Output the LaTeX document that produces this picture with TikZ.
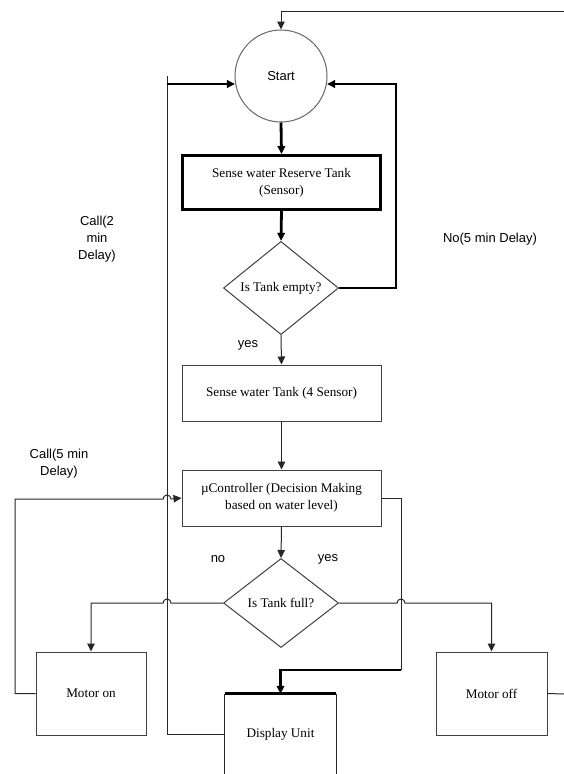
\documentclass[tikz,border=0pt]{standalone}
\usepackage{fontspec}
\setmainfont{Liberation Serif}
\setsansfont{Liberation Sans}
\usetikzlibrary{arrows.meta,shapes.geometric}
\begin{document}
\begin{tikzpicture}[x=1pt,y=-1pt,
  thinline/.style={line width=1pt,draw=black!85},
  thickline/.style={line width=2.8pt,draw=black},
  arr/.style={-{Triangle[length=8pt,width=7.5pt]}},
  boxtxt/.style={font=\fontsize{13.2}{17}\selectfont,align=center},
  lbl/.style={font=\sffamily\fontsize{13}{17}\selectfont,align=center,inner sep=0pt},
  procbox/.style={draw=black!75,line width=1pt,rectangle,inner sep=0pt,boxtxt},
  decbox/.style={draw=black!75,line width=1pt,diamond,inner sep=0pt,minimum width=115pt,minimum height=89pt,boxtxt}
]
\useasboundingbox (0,0) rectangle (564,774);
% nodes
\node[circle,draw=black!60,line width=1pt,minimum size=92pt,inner sep=0pt,font=\sffamily\fontsize{13}{17}\selectfont] (start) at (281,76) {Start};
\node[procbox,line width=2.8pt,draw=black,minimum width=198pt,minimum height=54pt] (reserve) at (281.5,182.5) {Sense water Reserve Tank\\(Sensor)};
\node[decbox] (dia1) at (281,288) {Is Tank empty?};
\node[procbox,minimum width=199pt,minimum height=56pt] (tank) at (281.5,393) {Sense water Tank (4 Sensor)};
\node[procbox,minimum width=199pt,minimum height=56pt] (mu) at (281.5,498) {µController (Decision Making\\based on water level)};
\node[decbox] (dia2) at (281,603) {Is Tank full?};
\node[procbox,minimum width=110pt,minimum height=83pt] (mon) at (91,693.5) {Motor on};
\node[procbox,minimum width=111pt,minimum height=83pt] (moff) at (491.5,693.5) {Motor off};
\node[boxtxt,inner sep=0pt,minimum width=111pt,minimum height=80pt] (disp) at (280.5,734) {Display Unit};
% display box outline (cut off at bottom)
\draw[thinline] (disp.north west) -- (disp.south west);
\draw[thinline] (disp.north east) -- (disp.south east);
\draw[thickline] (disp.north west) -- (disp.north east);
% labels
\node[lbl] (l1) at (97,239) {Call(2\\min\\Delay)};
\node[lbl] (l2) at (490,239) {No(5 min Delay)};
\node[lbl] (l3) at (248,345) {yes};
\node[lbl] (l4) at (59,464) {Call(5 min\\Delay)};
\node[lbl] (l5) at (218,559) {no};
\node[lbl] (l6) at (328,559) {yes};
% free ends
\coordinate (tr) at (564,11);
\coordinate (mr) at (564,694);
\coordinate (cl) at (167,76);
\coordinate (lt) at (167,84);
\coordinate (rt) at (396,84);
\coordinate (rr) at (401,670);
\coordinate (ll) at (15,499);
% connectors
\draw[thinline,arr] (tr) -| (start.north);
\draw[thickline,arr] (start.south) -- (reserve.north);
\draw[thickline,arr] (reserve.south) -- (dia1.north);
\draw[thickline,arr] (dia1.east) -| (rt) -- (rt -| start.352);
\draw[thinline] (cl) |- (disp.west);
\draw[thickline,arr] (lt) -- (lt -| start.188);
\draw[thinline,arr] (dia1.south) -- (tank.north);
\draw[thinline,arr] (tank.south) -- (mu.north);
\draw[thinline,arr] (mu.south) -- (dia2.north);
% left loop from Motor on back to controller
\draw[thinline,arr] (mon.west) -| (ll) -- (163,499) arc[start angle=180,end angle=0,radius=4pt] -- (mu.west);
% controller to display
\draw[thinline] (mu.east) -| (rr);
\draw[thickline,arr] (rr) -| (disp.north);
% Is tank full branches
\draw[thinline,arr] (dia2.west) -- (171,603) arc[start angle=0,end angle=180,radius=4pt] -| (mon.north);
\draw[thinline,arr] (dia2.east) -- (397,603) arc[start angle=180,end angle=0,radius=4pt] -| (moff.north);
\draw[thinline] (moff.east) -- (mr);
\end{tikzpicture}
\end{document}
_ _ _ _ _ _ _
— EXERCISE AIM —
Pictures excluded, quote all the data above exactly.

— RESPONSE —
Output the LaTeX document that produces this picture with TikZ.
\documentclass[tikz,border=0pt]{standalone}
\usepackage{fontspec}
\setmainfont{Liberation Serif}
\setsansfont{Liberation Sans}
\usetikzlibrary{arrows.meta,shapes.geometric}
\begin{document}
\begin{tikzpicture}[x=1pt,y=-1pt,
  thinline/.style={line width=1pt,draw=black!85},
  thickline/.style={line width=2.8pt,draw=black},
  arr/.style={-{Triangle[length=8pt,width=7.5pt]}},
  boxtxt/.style={font=\fontsize{13.2}{17}\selectfont,align=center},
  lbl/.style={font=\sffamily\fontsize{13}{17}\selectfont,align=center,inner sep=0pt},
  procbox/.style={draw=black!75,line width=1pt,rectangle,inner sep=0pt,boxtxt},
  decbox/.style={draw=black!75,line width=1pt,diamond,inner sep=0pt,minimum width=115pt,minimum height=89pt,boxtxt}
]
\useasboundingbox (0,0) rectangle (564,774);
% nodes
\node[circle,draw=black!60,line width=1pt,minimum size=92pt,inner sep=0pt,font=\sffamily\fontsize{13}{17}\selectfont] (start) at (281,76) {Start};
\node[procbox,line width=2.8pt,draw=black,minimum width=198pt,minimum height=54pt] (reserve) at (281.5,182.5) {Sense water Reserve Tank\\(Sensor)};
\node[decbox] (dia1) at (281,288) {Is Tank empty?};
\node[procbox,minimum width=199pt,minimum height=56pt] (tank) at (281.5,393) {Sense water Tank (4 Sensor)};
\node[procbox,minimum width=199pt,minimum height=56pt] (mu) at (281.5,498) {µController (Decision Making\\based on water level)};
\node[decbox] (dia2) at (281,603) {Is Tank full?};
\node[procbox,minimum width=110pt,minimum height=83pt] (mon) at (91,693.5) {Motor on};
\node[procbox,minimum width=111pt,minimum height=83pt] (moff) at (491.5,693.5) {Motor off};
\node[boxtxt,inner sep=0pt,minimum width=111pt,minimum height=80pt] (disp) at (280.5,734) {Display Unit};
% display box outline (cut off at bottom)
\draw[thinline] (disp.north west) -- (disp.south west);
\draw[thinline] (disp.north east) -- (disp.south east);
\draw[thickline] (disp.north west) -- (disp.north east);
% labels
\node[lbl] (l1) at (97,239) {Call(2\\min\\Delay)};
\node[lbl] (l2) at (490,239) {No(5 min Delay)};
\node[lbl] (l3) at (248,345) {yes};
\node[lbl] (l4) at (59,464) {Call(5 min\\Delay)};
\node[lbl] (l5) at (218,559) {no};
\node[lbl] (l6) at (328,559) {yes};
% free ends
\coordinate (tr) at (564,11);
\coordinate (mr) at (564,694);
\coordinate (cl) at (167,76);
\coordinate (lt) at (167,84);
\coordinate (rt) at (396,84);
\coordinate (rr) at (401,670);
\coordinate (ll) at (15,499);
% connectors
\draw[thinline,arr] (tr) -| (start.north);
\draw[thickline,arr] (start.south) -- (reserve.north);
\draw[thickline,arr] (reserve.south) -- (dia1.north);
\draw[thickline,arr] (dia1.east) -| (rt) -- (rt -| start.352);
\draw[thinline] (cl) |- (disp.west);
\draw[thickline,arr] (lt) -- (lt -| start.188);
\draw[thinline,arr] (dia1.south) -- (tank.north);
\draw[thinline,arr] (tank.south) -- (mu.north);
\draw[thinline,arr] (mu.south) -- (dia2.north);
% left loop from Motor on back to controller
\draw[thinline,arr] (mon.west) -| (ll) -- (163,499) arc[start angle=180,end angle=0,radius=4pt] -- (mu.west);
% controller to display
\draw[thinline] (mu.east) -| (rr);
\draw[thickline,arr] (rr) -| (disp.north);
% Is tank full branches
\draw[thinline,arr] (dia2.west) -- (171,603) arc[start angle=0,end angle=180,radius=4pt] -| (mon.north);
\draw[thinline,arr] (dia2.east) -- (397,603) arc[start angle=180,end angle=0,radius=4pt] -| (moff.north);
\draw[thinline] (moff.east) -- (mr);
\end{tikzpicture}
\end{document}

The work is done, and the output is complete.